Having noticed an increase in disputes between parents in the run-up to this holiday season, we decided to examine whether it was something which was only occurring in 2011 or was representative of a pattern that could also be seen in previous years' caseloads.

We looked back over the last two years and discovered that as many as 75 per cent of parents who needed some legal help to resolve issues of residence or contact involving children get caught up in arguments about their former partner's new relationships.

It also seems that many of the most acute difficulties happen during school summer holidays. Although some involve very real issues, we estimated that 30 percent featured attempts to stop their former partners making a fresh start.

Furthermore, our findings echoed what family law colleagues at other firms across England and Wales were telling us informally.

Such situations are traumatic for all concerned but aren't necessarily borne out of malice. At the heart of many such cases are parents simply worried that their ex's new boyfriend or girlfriend will replace them in their affections.

My experience has taught me that almost no parent deliberately goes out to hurt their children but the issues involved are so emotive that they often don't think or behave in a rational manner. They believe that they're doing what's right even when, in actual fact, they're not.

Unfortunately, relationships such as those involving Bruce Willis and Demi Moore are rare. After their 13-year marriage ended in divorce in 2000, they have, according to numerous reports, continued to holiday together with their three daughters and their new partners came too.

In 2007, Willis was reported as telling interviewers that he found it easier to come to terms with both because he recognized the importance of his children and because of advice he received from another A-lister, Will Smith. "He said, 'Dude, you've got to do whatever it takes to get the kids and all the spouses or the girlfriend together. "You've got to show your kids it's okay.' It was like a light went on. Ding."

It is, of course, not only about how the parents cope with not being together but how the children react as well. Some find it terribly difficult to comprehend mom and dad having split up and there are infrequent circumstances in which courts might even ask a father or mother to put new relationships on hold in order to limit the potential upset for their children. I believe that the problem often lies more with the parents than the children involved. If they are guilty, it seems more that they're being over-sensitive than anything else.

There is no hard and fast rule as to when a new parent should be introduced to children. Each family unit has its own distinct dynamic, both before and after a divorce or separation.

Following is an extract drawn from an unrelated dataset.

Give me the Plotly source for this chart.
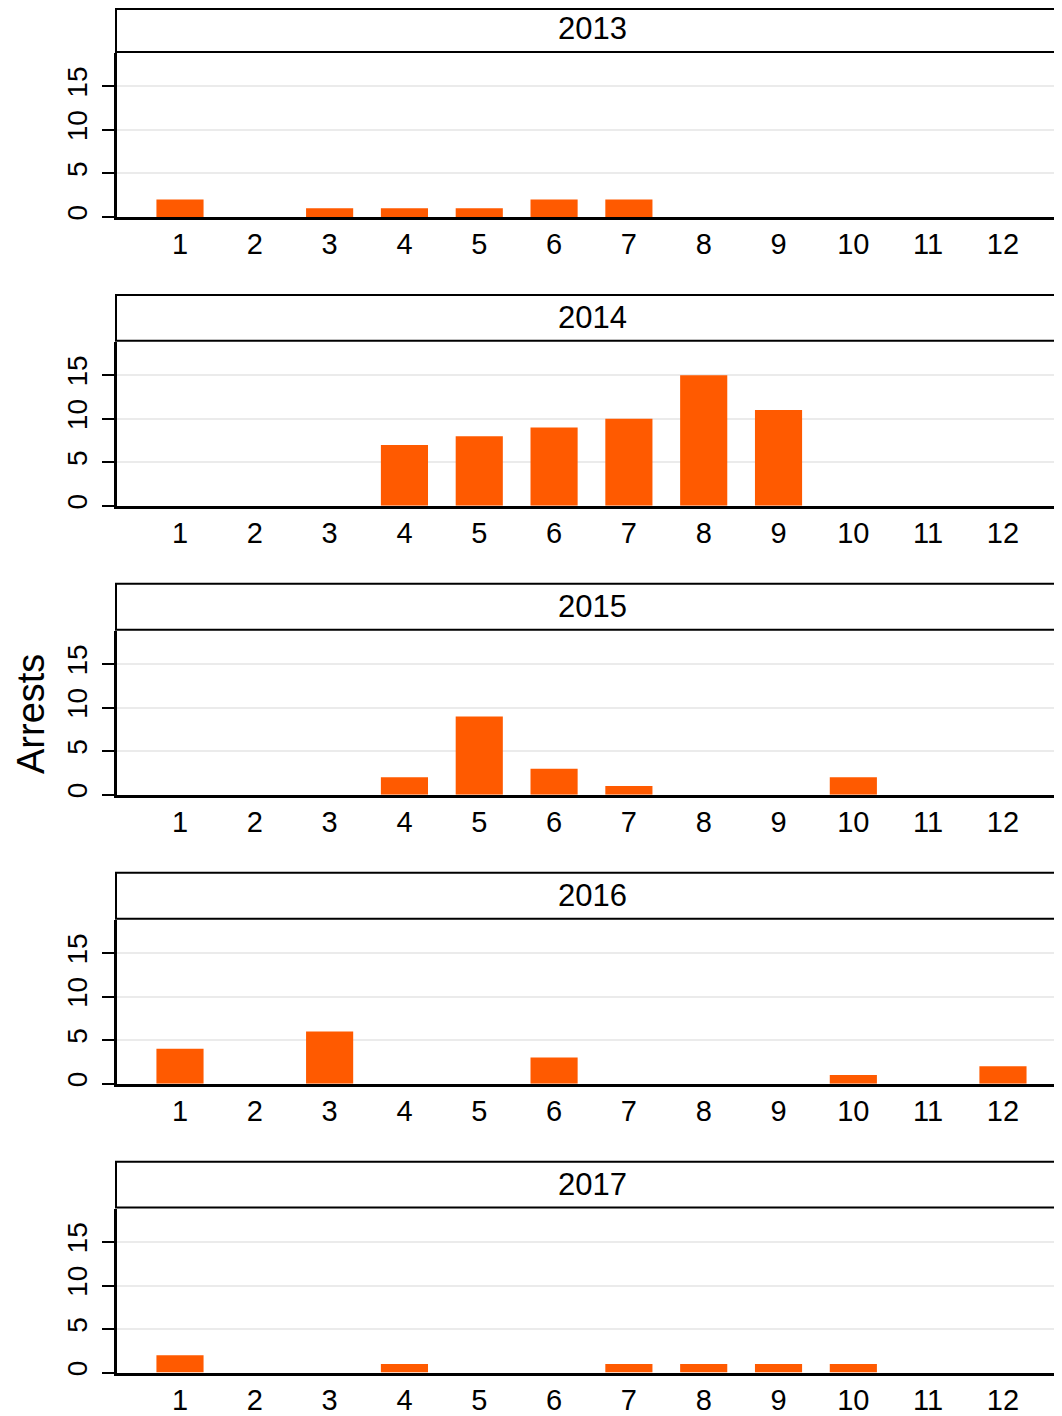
import plotly.graph_objects as go

years = ["2013", "2014", "2015", "2016", "2017"]
months = [1, 2, 3, 4, 5, 6, 7, 8, 9, 10, 11, 12]
arrests_2013 = [2, 0, 1, 1, 1, 2, 2, 0, 0, 0, 0, 0]
arrests_2014 = [0, 0, 0, 7, 8, 9, 10, 15, 11, 0, 0, 0]
arrests_2015 = [0, 0, 0, 2, 9, 3, 1, 0, 0, 2, 0, 0]
arrests_2016 = [4, 0, 6, 0, 0, 3, 0, 0, 0, 1, 0, 2]
arrests_2017 = [2, 0, 0, 1, 0, 0, 1, 1, 1, 1, 0, 0]
series = [arrests_2013, arrests_2014, arrests_2015, arrests_2016, arrests_2017]
y_ticks = [0, 5, 10, 15]

PAGE_OFF = 8  # default body margin of the page
W, H = 1062 - PAGE_OFF, 1416 - PAGE_OFF
FONT = "Liberation Sans, Arial, Helvetica, sans-serif"
BAR = "#FF5A00"


def px(x):
    return (x - PAGE_OFF) / W


def py(y):
    return 1 - (y - PAGE_OFF) / H


fig = go.Figure()
layout = dict(
    width=W, height=H, margin=dict(l=0, r=0, t=0, b=0),
    paper_bgcolor="white", plot_bgcolor="white", showlegend=False,
    font=dict(family=FONT, color="black"),
    shapes=[], annotations=[],
)

step = 289.75
for k, (yr, vals) in enumerate(zip(years, series)):
    off = step * k
    top, bot = 53 + off, 217.5 + off
    s_top, s_bot = max(6 + off, PAGE_OFF + 1), 52 + off
    idx = "" if k == 0 else str(k + 1)
    fig.add_trace(go.Bar(
        x=months, y=vals, width=0.63,
        marker=dict(color=BAR, line=dict(width=0)),
        xaxis="x" + idx, yaxis="y" + idx, hoverinfo="x+y",
    ))
    layout["xaxis" + idx] = dict(
        domain=[px(117), 1], range=[0.158, 12.789], anchor="y" + idx,
        tickvals=months, ticks="", showgrid=False, zeroline=False,
        showline=True, linecolor="black", linewidth=2.5,
        tickfont=dict(size=29, family=FONT, color="black"),
        ticklabelstandoff=0,
    )
    layout["yaxis" + idx] = dict(
        domain=[py(bot), py(top)], range=[0, 18.84], anchor="x" + idx,
        tickvals=y_ticks, ticks="outside", ticklen=12, tickwidth=2,
        tickcolor="black", tickangle=-90,
        showgrid=True, gridcolor="#EBEBEB", gridwidth=2, zeroline=False,
        showline=True, linecolor="black", linewidth=3,
        tickfont=dict(size=28, family=FONT, color="black"),
        ticklabelstandoff=4,
    )
    layout["shapes"].append(dict(
        type="rect", xref="paper", yref="paper",
        x0=px(116), x1=px(1075), y0=py(s_bot), y1=py(s_top),
        line=dict(color="black", width=2), fillcolor="white",
    ))
    layout["annotations"].append(dict(
        text=yr, xref="paper", yref="paper", x=px(592), y=py(29 + off),
        xanchor="center", yanchor="middle", showarrow=False,
        font=dict(size=31, family=FONT, color="black"),
    ))

layout["annotations"].append(dict(
    text="Arrests", xref="paper", yref="paper", x=px(PAGE_OFF), y=py(716),
    xanchor="left", yanchor="middle", showarrow=False, textangle=-90,
    font=dict(size=38, family=FONT, color="black"),
))

fig.update_layout(**layout)
fig.write_html("out.html")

In my view and that of my colleagues, the key is communication. Parents need to be able to discuss matters in a calm, clear and rational fashion, concentrating on putting a child's best interests first. Sometimes, people who are not immediately involved -- such as extended family, friends, trained mediators or family solicitors -- can provide some objective input and suggest ways to manage the situation.

It might not be easy for adults to always be 'grown-up' in emotionally testing circumstances but the benefits of helping their children become stable, well-adjusted adults in their own right surely outweigh short-term point-scoring.